Por eso, a pesar de la frialdad con que rezábamos, aquellos rosarios eran rosarios en cierto modo santos. Lo eran por la sencilla razón que hacíamos todo lo que buenamente podíamos. Y por eso creo que ni Dios ni la Virgen podían reprocharnos nada. Por más que quisiéramos nunca podríamos rezarlo como lo rezaban los pequeños videntes de Medjugorje, que fácilmente se podían meter para el cuerpo tres o cuatro horas de oración continua sin enterarse. Nosotros no. Sus niveles estaban muy por encima de nuestros niveles. Ellos tenían el don. Nosotros no. A nosotros nunca se nos apareció la Virgen, ni nunca pudimos admirar la belleza de su sonrisa, ni nunca escuchamos su voz, ni nadie nos enseñó nada de la oración más allá del mero rezo vocal.

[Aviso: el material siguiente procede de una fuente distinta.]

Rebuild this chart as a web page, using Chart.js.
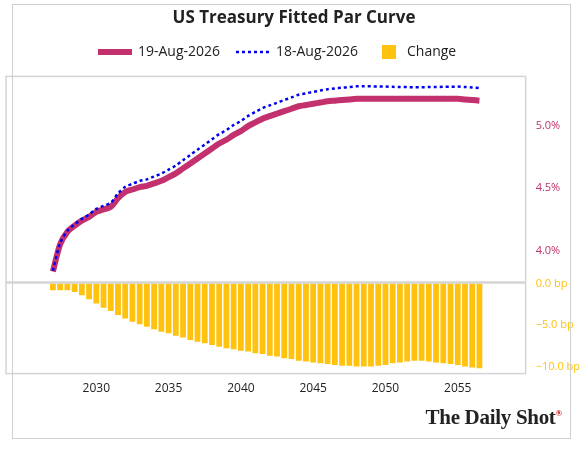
<!DOCTYPE html>
<html><head><meta charset="utf-8">
<script src="https://cdn.jsdelivr.net/npm/chart.js@4"></script>
<style>
html,body{margin:0;padding:0;background:#fff;}
#wrap{position:relative;width:584px;height:451px;}
#frame{position:absolute;left:12px;top:4px;width:559px;height:435px;border:1px solid #d0d0d0;box-sizing:border-box;}
#logo{position:absolute;right:22px;top:405px;font-family:"Liberation Serif",serif;font-weight:bold;font-size:21px;color:#222;letter-spacing:-0.3px;}
#logo sup{font-size:9px;color:#c00;}
</style></head><body>
<div id="wrap"><div id="frame"></div><canvas id="c" width="584" height="451"></canvas><div id="logo">The Daily Shot<sup>®</sup></div></div>
<script>
const years = [2027,2027.5,2028,2028.5,2029,2029.5,2030,2030.5,2031,2031.5,2032,2032.5,2033,2033.5,2034,2034.5,2035,2035.5,2036,2036.5,2037,2037.5,2038,2038.5,2039,2039.5,2040,2040.5,2041,2041.5,2042,2042.5,2043,2043.5,2044,2044.5,2045,2045.5,2046,2046.5,2047,2047.5,2048,2048.5,2049,2049.5,2050,2050.5,2051,2051.5,2052,2052.5,2053,2053.5,2054,2054.5,2055,2055.5,2056,2056.5];
const curAug19 = [3.83,4.05,4.15,4.20,4.24,4.27,4.31,4.33,4.35,4.42,4.47,4.49,4.51,4.52,4.54,4.56,4.59,4.62,4.66,4.70,4.74,4.78,4.82,4.86,4.89,4.93,4.96,5.00,5.03,5.06,5.08,5.10,5.12,5.14,5.16,5.17,5.18,5.19,5.20,5.205,5.21,5.215,5.22,5.22,5.22,5.22,5.22,5.22,5.22,5.22,5.22,5.22,5.22,5.22,5.22,5.22,5.22,5.215,5.21,5.205];
const changeBp = [-0.8,-0.8,-0.8,-1.0,-1.4,-1.9,-2.4,-2.9,-3.3,-3.8,-4.2,-4.6,-4.9,-5.2,-5.5,-5.8,-6.0,-6.3,-6.5,-6.8,-7.0,-7.2,-7.4,-7.6,-7.8,-7.9,-8.1,-8.2,-8.4,-8.5,-8.7,-8.8,-9.0,-9.1,-9.3,-9.4,-9.5,-9.6,-9.7,-9.8,-9.9,-9.9,-10.0,-10.0,-10.0,-9.9,-9.8,-9.6,-9.5,-9.4,-9.3,-9.3,-9.4,-9.5,-9.6,-9.7,-9.8,-10.0,-10.1,-10.2];
const curAug18 = curAug19.map((v,i)=>v - changeBp[i]/100);
const topTicks = [4.0,4.5,5.0];
const botTicks = [0,-5,-10];
const xTicks = [2030,2035,2040,2045,2050,2055];
const RED='#c2306e', BLUE='#0000ee', GOLD='#ffc20e';
const F='"Open Sans", sans-serif';

const legendPlugin = {id:'lg', afterDraw(ch){
  const c=ch.ctx; c.save();
  const y=52;
  c.font='14px '+F; c.fillStyle='#222'; c.textBaseline='middle';
  c.strokeStyle=RED; c.lineWidth=6; c.beginPath(); c.moveTo(98,y); c.lineTo(132,y); c.stroke();
  c.fillText('19-Aug-2026',138,y);
  c.strokeStyle=BLUE; c.lineWidth=2.5; c.setLineDash([3,3]); c.beginPath(); c.moveTo(236,y); c.lineTo(270,y); c.stroke(); c.setLineDash([]);
  c.fillText('18-Aug-2026',276,y);
  c.fillStyle=GOLD; c.fillRect(382,y-7,14,14);
  c.fillStyle='#222'; c.fillText('Change',407,y);
  const a=ch.chartArea; c.strokeStyle='#d4d4d4'; c.lineWidth=1.5;
  c.strokeRect(a.left,a.top,a.right-a.left,a.bottom-a.top);
  const yb=ch.scales.yb.getPixelForValue(0);
  c.lineWidth=2.5; c.beginPath(); c.moveTo(a.left,yb-1); c.lineTo(a.right,yb-1); c.stroke();
  c.restore();
}};
function keep(list){return s=>{s.ticks=list.map(v=>({value:v}));};}
new Chart(document.getElementById('c'),{
  data:{datasets:[
    {type:'line',label:'18-Aug-2026',data:years.map((x,i)=>({x,y:curAug18[i]})),yAxisID:'yt',borderColor:BLUE,borderWidth:2.5,borderDash:[3,3],pointRadius:0,tension:0.3,order:0},
    {type:'line',label:'19-Aug-2026',data:years.map((x,i)=>({x,y:curAug19[i]})),yAxisID:'yt',borderColor:RED,borderWidth:6,pointRadius:0,tension:0.3,order:1},
    {type:'bar',label:'Change',data:years.map((x,i)=>({x,y:changeBp[i]})),yAxisID:'yb',backgroundColor:GOLD,barPercentage:0.8,categoryPercentage:1,order:2}
  ]},
  options:{responsive:false,animation:false,
    layout:{padding:{left:6,right:2,top:0,bottom:55}},
    plugins:{legend:{display:false},tooltip:{enabled:false},
      title:{display:true,text:'US Treasury Fitted Par Curve',font:{family:F,size:17,weight:'bold'},color:'#222',padding:{top:8,bottom:48}}},
    scales:{
      x:{type:'linear',min:2026.75,max:2056.7,grid:{display:false},border:{display:false},afterBuildTicks:keep(xTicks),
        ticks:{font:{family:F,size:12},color:'#222',maxRotation:0,padding:0,callback:v=>String(v)}},
      yt:{position:'right',stack:'s',stackWeight:209,min:3.74,max:5.40,grid:{display:false},border:{display:false},afterBuildTicks:keep(topTicks),
        ticks:{font:{family:F,size:11},color:RED,padding:2,callback:v=>v.toFixed(1)+'%'}},
      yb:{position:'right',stack:'s',stackWeight:92,min:-10.85,max:0.1,grid:{display:false},border:{display:false},afterBuildTicks:keep(botTicks),
        ticks:{font:{family:F,size:11},color:GOLD,padding:2,callback:v=>(v<0?'−':'')+Math.abs(v).toFixed(1)+' bp'}}
    }},
  plugins:[legendPlugin]
});
</script></body></html>
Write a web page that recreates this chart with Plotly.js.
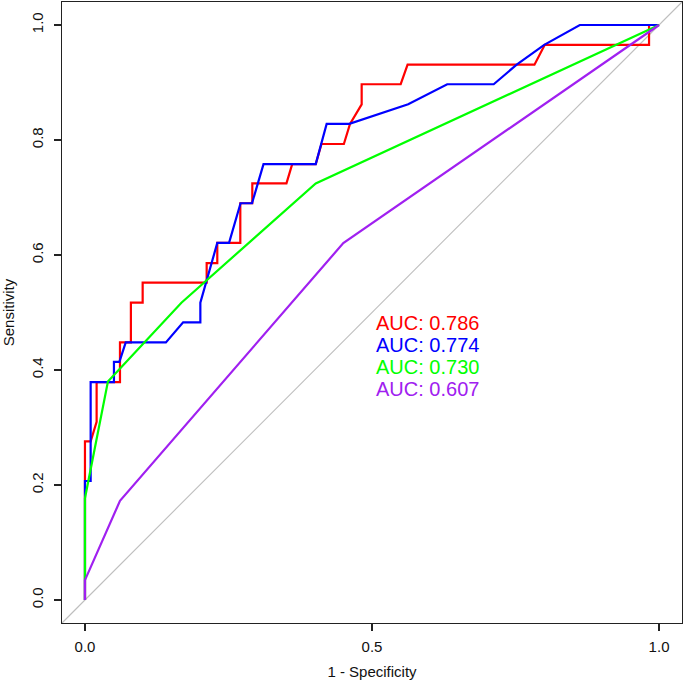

Cuento una anécdota que creo que resume muy bien el tema del que estamos hablando y que además muchos de nosotros, que somos padres de familia, hemos vivido con nuestras familias. El otro día mi hija me regaló uno de esos dibujos que suele hacer en la guardería: el monigote típico con un letrero abajo escrito en letra grande y torcida que decía: “Papá te quiero mucho”; alrededor había un montón de corazones rojos que adornaban la escena y daban al dibujo un halo de candor inolvidable. Aquel dibujo no era un Picasso, ni un Velázquez de esos que se conservan en el Museo del Prado, ni era un retrato hiperrealista firmado por Eduardo Naranjo. Era un lindísimo dibujo de una niña inocente que quería expresar sus sentimientos como mejor sabía. Los tengo expuestos todos en una de las paredes de mi habitación, los colecciono como perlas preciosas. Pienso si acaso puede un Goya tocar el corazón de un padre de familia como un simple dibujo realizado por nuestros hijos. Creo que con el rosario sucede parecido. Lo rezaremos mejor o peor, pero a sabiendas que el rosario perfecto no exige de nosotros los dones y las gracias que todavía no se nos han concedido. Como aquellos dibujos, durante mucho tiempo, nuestros rosarios fueron, rayones, garabatos, monigotes en manos de una Madre muy querida. Rosarios conmovedores que hicieron sonreír hasta el último de los ángeles del paraíso.